“Make time for life,” advises Armitron, a company that manufactures affordable watches for men and women. A casual reading of their slogan delivers a simple, positive message. From young adulthood to old age, work consumes most people’s time. Leisure must be scheduled and therefore takes effort as well. If a person fails to strike a balance, exhaustion and unhappiness can sink in. Who doesn’t appreciate this concept? But examine the slogan closer and its meaning begins to fragment. If we have to make time for life, are we not living the rest of the time?
Cultural values, like idiomatic expressions, go largely unexamined. Social mobility via work reflects much of the American experience, but it is not impervious to misapplication. Without other passions and understandings, earning a paycheck can become an obsession. Our role in the workforce can seize the keys to our identity and leave us spiritually destitute. Before long, we find ourselves at social gatherings where every stranger asks, “What do you do?”
The saying time is money, taken as an absolute truth, keeps us striving toward a better future indefinitely. Our breaks from the grind become too precious—warped as we feel the need to document every detail. Notice that Armitron provides a tagline and timestamp for their depiction of leisure. A girl makes snow angels at 2:48pm, a moment that coincides with the hands on the watch being advertised.

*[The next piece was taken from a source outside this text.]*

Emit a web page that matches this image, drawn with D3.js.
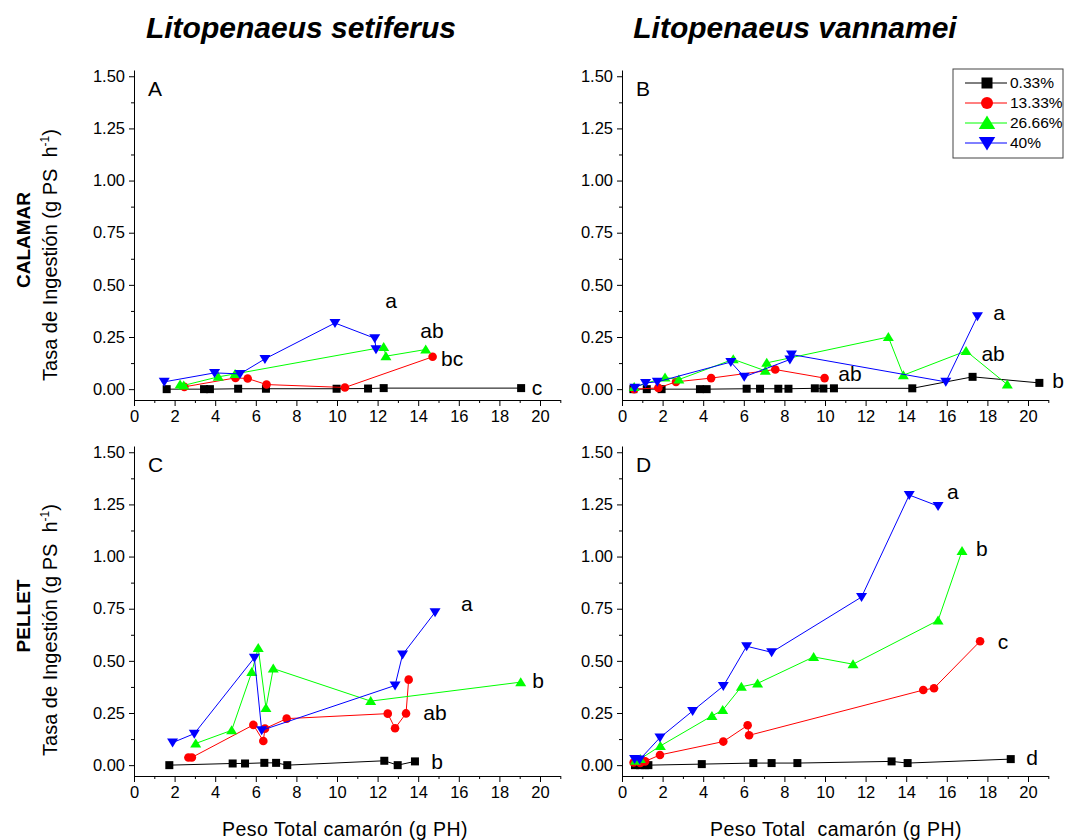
<!DOCTYPE html>
<html>
<head>
<meta charset="utf-8">
<script src="https://cdnjs.cloudflare.com/ajax/libs/d3/7.8.5/d3.min.js"></script>
<style>
body { margin: 0; background: #fff; }
svg text { font-family: "Liberation Sans", Arial, sans-serif; }
</style>
</head>
<body>
<div id="chart"></div>
<script>
// series (salinity / ration levels) shown in every panel
const seriesNames = ["0.33%", "13.33%", "26.66%", "40%"];

// A - L. setiferus, calamar  [peso (g PH), tasa (g PS h-1)]
const setCal033 = [[1.61,0.000],[3.45,0.000],[3.74,0.000],[5.13,0.002],[6.50,0.002],[9.98,0.002],[11.53,0.003],[12.30,0.005],[19.07,0.005]];
const setCal1333 = [[2.48,0.011],[5.00,0.054],[5.60,0.051],[6.53,0.022],[10.39,0.008],[14.71,0.155]];
const setCal2666 = [[2.27,0.022],[2.45,0.018],[4.15,0.059],[4.98,0.073],[12.30,0.202],[12.41,0.158],[14.37,0.190]];
const setCal40 = [[1.49,0.035],[3.97,0.078],[5.22,0.073],[6.45,0.145],[9.90,0.317],[11.86,0.244],[11.92,0.191]];

// B - L. vannamei, calamar
const vanCal033 = [[0.56,0.000],[1.22,0.000],[1.95,0.000],[3.84,0.000],[4.17,0.000],[6.14,0.002],[6.80,0.002],[7.70,0.002],[8.20,0.002],[9.50,0.004],[9.92,0.003],[10.44,0.004],[14.30,0.004],[17.27,0.059],[20.56,0.030]];
const vanCal1333 = [[0.60,0.000],[1.79,0.006],[2.66,0.035],[4.39,0.053],[7.55,0.094],[9.98,0.053]];
const vanCal2666 = [[0.60,0.010],[2.12,0.056],[2.80,0.046],[5.48,0.143],[7.06,0.088],[7.13,0.126],[13.12,0.250],[13.86,0.067],[16.95,0.183],[18.98,0.022]];
const vanCal40 = [[0.63,0.007],[1.16,0.030],[1.74,0.035],[5.36,0.130],[6.02,0.059],[8.27,0.142],[8.35,0.166],[15.95,0.035],[17.51,0.350]];

// C - L. setiferus, pellet
const setPel033 = [[1.74,0.000],[4.86,0.008],[5.47,0.008],[6.42,0.011],[7.00,0.011],[7.55,0.000],[12.33,0.021],[12.99,0.000],[13.84,0.018]];
const setPel1333 = [[2.68,0.037],[2.85,0.037],[5.88,0.193],[6.37,0.116],[6.45,0.175],[7.52,0.223],[12.50,0.247],[12.86,0.177],[13.40,0.248],[13.53,0.410]];
const setPel2666 = [[3.04,0.104],[4.81,0.167],[5.80,0.446],[6.12,0.562],[6.50,0.274],[6.86,0.463],[11.66,0.307],[19.05,0.398]];
const setPel40 = [[1.90,0.108],[2.97,0.151],[5.93,0.515],[6.29,0.167],[12.86,0.382],[13.23,0.530],[14.83,0.733]];

// D - L. vannamei, pellet
const vanPel033 = [[0.64,0.000],[0.89,0.000],[1.14,0.000],[1.30,0.000],[3.93,0.005],[6.47,0.010],[7.37,0.010],[8.64,0.010],[13.28,0.018],[14.07,0.010],[19.15,0.029]];
const vanPel1333 = [[0.57,0.013],[0.90,0.010],[1.14,0.018],[1.87,0.049],[4.99,0.113],[6.19,0.191],[6.26,0.143],[14.84,0.360],[15.37,0.369],[17.64,0.594]];
const vanPel2666 = [[0.66,0.021],[0.90,0.030],[1.89,0.092],[4.43,0.236],[4.96,0.264],[5.88,0.376],[6.68,0.392],[9.44,0.519],[11.38,0.484],[15.57,0.694],[16.75,1.027]];
const vanPel40 = [[0.62,0.029],[0.87,0.027],[1.87,0.132],[3.48,0.260],[4.99,0.379],[6.14,0.570],[7.37,0.541],[11.80,0.806],[14.15,1.295],[15.57,1.242]];

// significance letters [x, y, text]
const lettersA = [[12.66,0.426,"a"],[14.68,0.282,"ab"],[15.67,0.148,"bc"],[19.85,0.005,"c"]];
const lettersB = [[18.57,0.368,"a"],[18.28,0.172,"ab"],[11.23,0.072,"ab"],[21.48,0.043,"b"]];
const lettersC = [[16.40,0.774,"a"],[19.90,0.406,"b"],[14.83,0.253,"ab"],[14.93,0.019,"b"]];
const lettersD = [[16.30,1.309,"a"],[17.73,1.037,"b"],[18.77,0.592,"c"],[20.20,0.038,"d"]];

const xTicks = [0,2,4,6,8,10,12,14,16,18,20];
const xMinor = [1,3,5,7,9,11,13,15,17,19,21];
const yTicks = [0,0.25,0.5,0.75,1,1.25,1.5];
const yMinor = [0.125,0.375,0.625,0.875,1.125,1.375];

const colors = ["#000000", "#ff0000", "#00ff00", "#0000ff"];
const shapes = ["square", "circle", "up", "down"];

const w = 1075, h = 840;
const svg = d3.select("#chart").append("svg").attr("width", w).attr("height", h);

function marker(g, shape, s, color) {
  if (shape == "square") {
    g.append("rect").attr("x", -s / 2).attr("y", -s / 2).attr("width", s).attr("height", s).attr("fill", color);
  } else if (shape == "circle") {
    g.append("circle").attr("r", s / 2).attr("fill", color);
  } else if (shape == "up") {
    g.append("path").attr("d", "M0," + (-s * 0.5) + "L" + (s * 0.55) + "," + (s * 0.4) + "L" + (-s * 0.55) + "," + (s * 0.4) + "Z").attr("fill", color);
  } else {
    g.append("path").attr("d", "M0," + (s * 0.5) + "L" + (s * 0.55) + "," + (-s * 0.4) + "L" + (-s * 0.55) + "," + (-s * 0.4) + "Z").attr("fill", color);
  }
}

const panels = [
  {name: "A", left: 134, bottom: 400, series: [setCal033, setCal1333, setCal2666, setCal40], letters: lettersA},
  {name: "B", left: 622, bottom: 400, series: [vanCal033, vanCal1333, vanCal2666, vanCal40], letters: lettersB},
  {name: "C", left: 134, bottom: 776, series: [setPel033, setPel1333, setPel2666, setPel40], letters: lettersC},
  {name: "D", left: 622, bottom: 776, series: [vanPel033, vanPel1333, vanPel2666, vanPel40], letters: lettersD}
];

const plotW = 426.3, plotH = 330;
const markerSizes = [8, 8.6, 10, 10];

panels.forEach(function (p) {
  const x = d3.scaleLinear().domain([0, 21]).range([p.left, p.left + plotW]);
  const y = d3.scaleLinear().domain([-0.052, 1.53]).range([p.bottom, p.bottom - plotH]);
  const g = svg.append("g");

  // y axis
  g.append("g").attr("transform", "translate(" + p.left + ",0)")
    .call(d3.axisLeft(y).tickValues(yTicks).tickFormat(d3.format(".2f")).tickSize(5).tickSizeOuter(0).tickPadding(4))
    .attr("font-size", 16.5).attr("font-family", null);
  g.append("g").attr("transform", "translate(" + p.left + ",0)")
    .call(d3.axisLeft(y).tickValues(yMinor).tickFormat("").tickSize(3))
    .call(a => a.select(".domain").remove());

  // x axis
  g.append("g").attr("transform", "translate(0," + p.bottom + ")")
    .call(d3.axisBottom(x).tickValues(xTicks).tickSize(6).tickSizeOuter(0).tickPadding(4))
    .attr("font-size", 16.5).attr("font-family", null);
  g.append("g").attr("transform", "translate(0," + p.bottom + ")")
    .call(d3.axisBottom(x).tickValues(xMinor).tickFormat("").tickSize(3))
    .call(a => a.select(".domain").remove());

  const line = d3.line().x(d => x(d[0])).y(d => y(d[1]));

  p.series.forEach(function (s, i) {
    g.append("path").datum(s).attr("d", line)
      .attr("fill", "none").attr("stroke", colors[i]).attr("stroke-width", 1);
    g.selectAll(".m" + i).data(s).enter().append("g")
      .attr("class", "m" + i)
      .attr("transform", d => "translate(" + x(d[0]) + "," + y(d[1]) + ")")
      .each(function () { marker(d3.select(this), shapes[i], markerSizes[i], colors[i]); });
  });

  g.selectAll(".sig").data(p.letters).enter().append("text")
    .attr("class", "sig")
    .attr("x", d => x(d[0])).attr("y", d => y(d[1]))
    .attr("dy", "0.35em").attr("text-anchor", "middle")
    .attr("font-size", 21).text(d => d[2]);

  g.append("text").attr("x", p.left + 14).attr("y", p.bottom - plotH + 26)
    .attr("font-size", 21).text(p.name);
});

// column titles
svg.append("text").attr("x", 301).attr("y", 38).attr("text-anchor", "middle")
  .attr("font-size", 30).attr("font-weight", "bold").attr("font-style", "italic")
  .text("Litopenaeus setiferus");
svg.append("text").attr("x", 795).attr("y", 38).attr("text-anchor", "middle")
  .attr("font-size", 30).attr("font-weight", "bold").attr("font-style", "italic")
  .text("Litopenaeus vannamei");

// row titles
[["CALAMAR", 240, 255], ["PELLET", 616, 630]].forEach(function (r) {
  svg.append("text").attr("transform", "translate(30," + r[1] + ") rotate(-90)")
    .attr("text-anchor", "middle").attr("font-size", 19).attr("font-weight", "bold")
    .text(r[0]);
  const t = svg.append("text").attr("transform", "translate(57," + r[2] + ") rotate(-90)")
    .attr("text-anchor", "middle").attr("font-size", 20).style("white-space", "pre");
  t.append("tspan").text("Tasa de Ingestión (g PS  h");
  t.append("tspan").attr("dy", -8).attr("font-size", 12).text("-1");
  t.append("tspan").attr("dy", 8).text(")");
});

// x titles
svg.append("text").attr("x", 345).attr("y", 836).attr("text-anchor", "middle")
  .attr("font-size", 19.5).attr("letter-spacing", 0.5).text("Peso Total camarón (g PH)");
svg.append("text").attr("x", 836).attr("y", 836).attr("text-anchor", "middle")
  .attr("font-size", 19.5).attr("letter-spacing", 0.5).style("white-space", "pre")
  .text("Peso Total  camarón (g PH)");

// legend
const leg = svg.append("g").attr("transform", "translate(953,69)");
leg.append("rect").attr("width", 110).attr("height", 89)
  .attr("fill", "#fff").attr("stroke", "#444").attr("stroke-width", 1);
const legSizes = [11, 12, 15, 15];
seriesNames.forEach(function (n, i) {
  const ly = 14 + i * 20;
  leg.append("line").attr("x1", 12).attr("x2", 54).attr("y1", ly).attr("y2", ly)
    .attr("stroke", colors[i]).attr("stroke-width", 1);
  const mg = leg.append("g").attr("transform", "translate(34," + ly + ")");
  marker(mg, shapes[i], legSizes[i], colors[i]);
  leg.append("text").attr("x", 57).attr("y", ly).attr("dy", "0.35em")
    .attr("font-size", 15.5).text(n);
});
</script>
</body>
</html>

In contrast to this triviality, the unembellished image of the girl syncs up nicely with the deeper concept of life as play and ritual. And the watch itself, by no means extraordinary, does include a branding twist that offers a refreshing take on telling time. The word Now adorns the face, reminding the wearer of a consciousness so often lost in our pursuit of happiness, success, or whatever else we designate as our redeemer in the future.